Landry Jones struggled last season to complete downfield passes, connecting on just 29.8 percent of his passes thrown 15 or more yards, but did have success when targeting star receiver Ryan Broyles. Oklahoma's offense would get a huge boost this season if another receiver can emerge as a downfield threat.


• Florida State quarterback Christian Ponder was very solid when outside the pocket in the Seminoles' first game of the season against Samford. In fact, he was a perfect 5-for-5 on throws from outside the pocket (with 1 TD pass), while he was 7-for-9 from inside the pocket. Ponder used a play-action fake on 71.4 percent of his passes against Samford, completing nine of his 10 attempts with 4 touchdowns after faking the run.
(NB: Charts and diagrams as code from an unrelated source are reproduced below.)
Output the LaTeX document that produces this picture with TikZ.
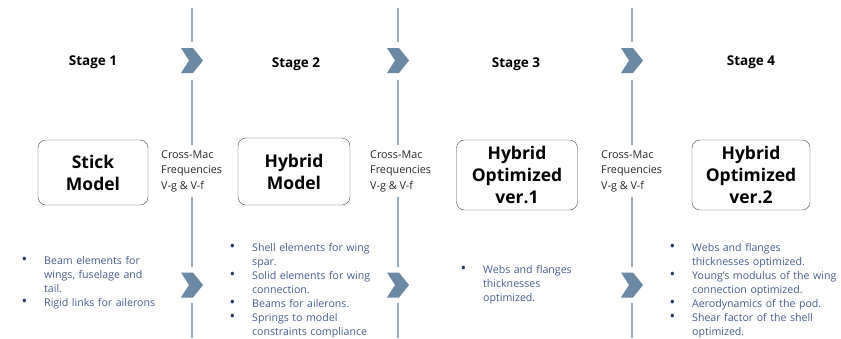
\documentclass[tikz,border=0pt]{standalone}
\usepackage{fontspec}
\setmainfont{Open Sans}
\usepackage{enumitem}
\usetikzlibrary{positioning}

\definecolor{sepline}{RGB}{150,172,194}
\definecolor{chevblue}{RGB}{108,137,164}
\definecolor{notetext}{RGB}{70,92,140}
\definecolor{notedot}{RGB}{38,58,105}
\definecolor{boxedge}{RGB}{70,70,70}

\tikzset{
  stage/.style={font=\bfseries\fontsize{13.5}{16}\selectfont},
  model/.style={draw=boxedge, rounded corners=8pt, align=center, inner sep=0pt,
    font=\bfseries\fontsize{17.5}{22}\selectfont},
  checks/.style={anchor=north west, align=left, inner sep=0pt,
    text=black!85, font=\fontsize{10.8}{15.5}\selectfont},
  notes/.style={anchor=north west, text width=190pt, inner sep=0pt,
    text=notetext, font=\fontsize{10.6}{14}\selectfont},
  divider/.style={draw=sepline, line width=1.5pt},
  chevron/.style={fill=chevblue}
}

\newcommand{\notelist}[1]{%
  \begin{itemize}[leftmargin=26pt, labelsep=17pt, itemsep=0pt, topsep=0pt,
    parsep=0pt, partopsep=0pt,
    label={\color{notedot}\fontsize{15}{14}\selectfont\raisebox{-0.5pt}{\textbullet}}]
  #1
  \end{itemize}}

\begin{document}
\begin{tikzpicture}[x=1pt, y=-1pt]
\useasboundingbox (0,0) rectangle (841,338);

% dividers between stages, broken by the chevrons and the check labels
\foreach \x in {192, 398, 632} {
  \draw[divider] (\x,8) -- (\x,42);
  \draw[divider] (\x,80) -- (\x,145);
  \draw[divider] (\x,197) -- (\x,267);
  \draw[divider] (\x,303) -- (\x,338);
  \foreach \y in {60.5, 285} {
    \fill[chevron] (\x-11,\y-12.5) -- (\x+1,\y-12.5) -- (\x+11,\y)
      -- (\x+1,\y+12.5) -- (\x-11,\y+12.5) -- (\x-3,\y) -- cycle;
  }
}

% stage titles
\node[stage] (stage1) at (93,62) {Stage 1};
\node[stage] (stage2) at (296,64) {Stage 2};
\node[stage] (stage3) at (516,64) {Stage 3};
\node[stage] (stage4) at (751,62) {Stage 4};

% models
\node[model, minimum width=110pt, minimum height=65pt] (stick) at (93,172.5) {Stick\\Model};
\node[model, minimum width=112pt, minimum height=67pt] (hybrid) at (294,171.5) {Hybrid\\Model};
\node[model, minimum width=121pt, minimum height=70pt] (optA) at (517,175) {Hybrid\\Optimized\\ver.1};
\node[model, minimum width=118pt, minimum height=70pt] (optB) at (751,175) {Hybrid\\Optimized\\ver.2};

% checks done between stages
\node[checks] (check1) at (161,150) {Cross-Mac\\Frequencies\\V-g \& V-f};
\node[checks] (check2) at (370,150) {Cross-Mac\\Frequencies\\V-g \& V-f};
\node[checks] (check3) at (601,150) {Cross-Mac\\Frequencies\\V-g \& V-f};

% model contents
\node[notes] (notes1) at (18,250) {\notelist{
  \item Beam elements for\\wings, fuselage and\\tail.
  \item Rigid links for ailerons}};
\node[notes] (notes2) at (226,237) {\notelist{
  \item Shell elements for wing\\spar.
  \item Solid elements for wing\\connection.
  \item Beams for ailerons.
  \item Springs to model\\constraints compliance}};
\node[notes] (notes3) at (457,259) {\notelist{
  \item Webs and flanges\\thicknesses\\optimized.}};
\node[notes] (notes4) at (666,237) {\notelist{
  \item Webs and flanges\\thicknesses optimized.
  \item Young’s modulus of the wing\\connection optimized.
  \item Aerodynamics of the pod.
  \item Shear factor of the shell\\optimized.}};
\end{tikzpicture}
\end{document}
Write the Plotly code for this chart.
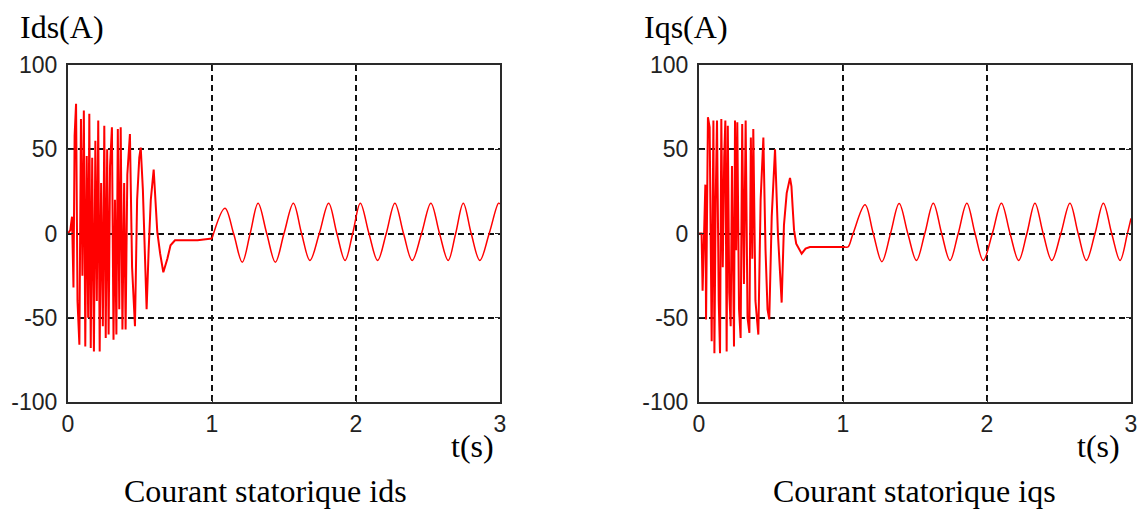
import plotly.graph_objects as go

# ---------------- data ----------------
# Ids : start-up transient (0 - 1 s)
ids_t_start = [0.000, 0.016, 0.028, 0.038, 0.046, 0.056, 0.066, 0.079, 0.090, 0.100,
               0.110, 0.120, 0.130, 0.140, 0.148, 0.158, 0.168, 0.180, 0.190, 0.200,
               0.210, 0.220, 0.230, 0.242, 0.252, 0.262, 0.272, 0.282, 0.292, 0.305,
               0.316, 0.326, 0.336, 0.346, 0.356, 0.366, 0.378, 0.390, 0.400, 0.412,
               0.430, 0.445, 0.465, 0.480, 0.495, 0.505, 0.520, 0.546, 0.560, 0.575,
               0.595, 0.605, 0.620, 0.640, 0.662, 0.690, 0.712, 0.743, 0.800, 0.900, 1.000]
ids_v_start = [0, 2, 10, -32, 58, 77, -40, -66, 68, -25,
               73, -67, 46, -50, 71, -68, 45, -70, 55, -40,
               67, -70, 30, -55, 64, -62, 50, -60, 40, 63,
               -63, 20, -60, 62, -45, 63, -57, 30, -57, 35,
               59, -20, -55, 20, 45, 51, 26, -45, -10, 20,
               38, 25, 1, -12, -23, -15, -7, -4, -4, -4, -3]
# Ids : steady state (1 - 3 s) peaks / zero crossings / troughs
ids_t_steady = [1.000, 1.090, 1.150, 1.210, 1.265, 1.320, 1.380, 1.440, 1.500, 1.565,
                1.622, 1.680, 1.745, 1.810, 1.867, 1.924, 1.977, 2.030, 2.090, 2.150,
                2.210, 2.270, 2.330, 2.390, 2.455, 2.520, 2.580, 2.640, 2.692, 2.745,
                2.800, 2.860, 2.925, 2.990, 3.000]
ids_v_steady = [-3, 15, 0, -17, 0, 18, 0, -17, 0, 18,
                0, -16, 0, 18, 0, -16, 0, 18, 0, -16,
                0, 18, 0, -16, 0, 18, 0, -16, 0, 18,
                0, -16, 0, 18, 17.5]

# Iqs : start-up transient (0 - 1 s)
iqs_t_start = [0.000, 0.018, 0.025, 0.044, 0.049, 0.062, 0.074, 0.088, 0.100, 0.107,
               0.116, 0.125, 0.137, 0.146, 0.155, 0.165, 0.175, 0.183, 0.192, 0.200,
               0.210, 0.220, 0.229, 0.243, 0.250, 0.258, 0.266, 0.278, 0.289, 0.300,
               0.312, 0.324, 0.337, 0.350, 0.360, 0.370, 0.377, 0.392, 0.412, 0.428,
               0.447, 0.462, 0.476, 0.488, 0.505, 0.528, 0.548, 0.574, 0.590, 0.609,
               0.632, 0.642, 0.650, 0.660, 0.675, 0.713, 0.740, 0.770, 0.900, 1.014]
iqs_v_start = [0, 0, -34, 29, -51, 69, 63, -64, 67, -71,
               20, 67, -40, -71, 68, -20, 45, 67, -70, 64,
               -35, -55, 40, -67, 67, -10, 66, -45, -62, 65,
               -30, 67, -50, -59, 57, -15, 62, -40, -60, 20,
               57, -10, -45, -51, 10, 50, 0, -41, 5, 24,
               33, 28, 16, 2, -6, -12, -9, -8, -8, -8]
# Iqs : steady state (1 - 3 s)
iqs_t_steady = [1.014, 1.035, 1.070, 1.153, 1.210, 1.270, 1.330, 1.390, 1.450, 1.510,
                1.568, 1.627, 1.685, 1.743, 1.800, 1.860, 1.917, 1.974, 2.037, 2.100,
                2.160, 2.220, 2.277, 2.333, 2.390, 2.450, 2.513, 2.576, 2.633, 2.690,
                2.750, 2.808, 2.866, 2.924, 2.975, 3.000]
iqs_v_steady = [-8, -8, 0, 17, 0, -16.7, 0, 17.8, 0, -16,
                0, 18, 0, -16, 0, 18, 0, -16, 0, 18,
                0, -16, 0, 18, 0, -16, 0, 18, 0, -16,
                0, 18, 0, -16, 0, 9]

x_ticks = [0, 1, 2, 3]
x_ticktext = ["0", "1", "2", "3"]
y_ticks = [-100, -50, 0, 50, 100]
y_ticktext = ["-100", "-50", "0", "50", "100"]
x_range = [0, 3]
y_range = [-100, 100]

y_titles = ["Ids(A)", "Iqs(A)"]
x_title = "t(s)"
captions = ["Courant statorique ids", "Courant statorique iqs"]

# ---------------- figure ----------------
W, H = 1147, 510
L, R, T, B = 68, 16, 65, 108          # margins -> plot area 1063 x 337
PW = W - L - R
PH = H - T - B
RED = "#ff0000"
fig = go.Figure()

for t, v, ax in [(ids_t_start, ids_v_start, 1), (iqs_t_start, iqs_v_start, 2)]:
    fig.add_trace(go.Scatter(x=t, y=v, mode="lines",
                             line=dict(color=RED, width=2),
                             xaxis="x" if ax == 1 else "x2",
                             yaxis="y" if ax == 1 else "y2",
                             hoverinfo="skip"))
for t, v, ax in [(ids_t_steady, ids_v_steady, 1), (iqs_t_steady, iqs_v_steady, 2)]:
    fig.add_trace(go.Scatter(x=t, y=v, mode="lines",
                             line=dict(color=RED, width=1.5, shape="spline", smoothing=1),
                             xaxis="x" if ax == 1 else "x2",
                             yaxis="y" if ax == 1 else "y2",
                             hoverinfo="skip"))

tickfont = dict(family="Liberation Sans, Arial, sans-serif", size=23, color="#222222")
common = dict(showgrid=True, gridcolor="#111111", gridwidth=1.5, griddash="6px,4px",
              showline=True, linecolor="#2a2a2a", linewidth=2, mirror="ticks",
              ticks="inside", ticklen=5, tickcolor="#2a2a2a", tickwidth=1,
              tickfont=tickfont, zeroline=False, fixedrange=True, automargin=False)

fig.update_layout(
    width=W, height=H,
    margin=dict(l=L, r=R, t=T, b=B, autoexpand=False),
    paper_bgcolor="white", plot_bgcolor="white",
    showlegend=False,
    xaxis=dict(domain=[0, 432 / PW], range=x_range, tickvals=x_ticks, ticktext=x_ticktext,
               anchor="y", ticklabelstandoff=0, **common),
    yaxis=dict(domain=[0, 1], range=y_range, tickvals=y_ticks, ticktext=y_ticktext,
               anchor="x", ticklabelstandoff=4, **common),
    xaxis2=dict(domain=[(699 - L) / PW, 1], range=x_range, tickvals=x_ticks, ticktext=x_ticktext,
                anchor="y2", ticklabelstandoff=0, **common),
    yaxis2=dict(domain=[0, 1], range=y_range, tickvals=y_ticks, ticktext=y_ticktext,
                anchor="x2", ticklabelstandoff=4, **common),
)

# annotation positions given in figure pixels, converted to paper (plot-area) units
def px_x(p):
    return (p - L) / PW

def px_y(p):
    return 1 - (p - T) / PH

serif = dict(family="Liberation Serif, Times New Roman, serif", size=32, color="black")
ann = []
for i, (cx_title, cx_t, cx_cap) in enumerate([(62, 472, 265), (686, 1098, 914)]):
    ann.append(dict(x=px_x(cx_title), y=px_y(27), xref="paper", yref="paper",
                    text=y_titles[i], showarrow=False, font=serif,
                    xanchor="center", yanchor="middle"))
    ann.append(dict(x=px_x(cx_t), y=px_y(446), xref="paper", yref="paper",
                    text=x_title, showarrow=False, font=serif,
                    xanchor="center", yanchor="middle"))
    ann.append(dict(x=px_x(cx_cap), y=px_y(491), xref="paper", yref="paper",
                    text=captions[i], showarrow=False, font=serif,
                    xanchor="center", yanchor="middle"))
fig.update_layout(annotations=ann)

fig.write_html("out.html", config={"displayModeBar": False},
               post_script="document.body.style.margin='0px';")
• Michigan quarterback Denard Robinson had a coming out party against Connecticut, and looks like one of the best dual threat quarterbacks in the country. Robinson hurt Connecticut in a variety of ways with his legs last Saturday.


• Robinson worked hard to boost his passing game in the off-season, and his performance against Connecticut was an indication that his ability to drop back and throw a pass in the pocket is much improved. He was 8-for-18 passing from inside the pocket in 2009, but was 14-for-14 from inside the pocket against UConn. He was also 2-for-2 on throws of 15+ yards after going just 1-for-11 on such throws vs FBS opponents last season.